Wednesday morning I looked for my Ipod in my purse when I got to the gym. No Ipod. I assumed the Ipod was under some papers at work. A big negative. I began thinking. I sent an email out to everyone. No one had seen my Ipod! I called the building manager who gave me the cleaner’s number. I am now flipping. I’m already $168 in the hole. Do I really want to add another $400 on top of that? Um, NO! I can’t concentrate on work. My Ipod is a big part of my workout. And I workout six days a week without missing a beat. Rain, ice, sleet, snow, sickness, swine flu, none of it will keep me from the gym. This is due largely to the fact that if I don’t work out, I chastise myself for eating. I literally begrudge every bite I take if I skip a work out. And I like eating. So missing a work out is like a triple negative. I’m mad at myself for eating, mad because I’m mad at myself for eating, and I haven’t had my normal endorphin boost.

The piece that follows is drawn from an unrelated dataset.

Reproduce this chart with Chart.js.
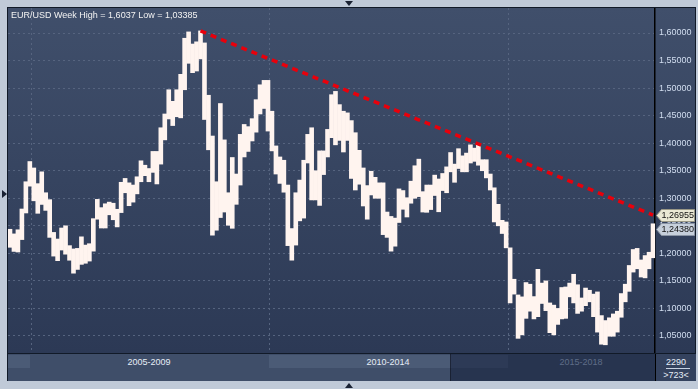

Thankfully, I found my Ipod. The cleaners found it and stuck it on the wrong desk. Whether or not this is true, I’m not sure. All I know is the thing is password protected and thanks to my brother’s hijinks it has an engraving on the back that says: STOLEN FROM Erin Hobgood. Try that on for identifying marks!

So, I’m sitting here still wondering what bad-ness the future has in store for me. Please, god, whatever it is, do not involve my car. Give me food poisoning (which wouldn’t be so bad if I lost weight), cause me to break an arm (not a leg b/c I can still run w/ a broken arm), have me accidentally get tazed, have my phone get stolen (insurance!), just nothing happen to the car, or my Ipod!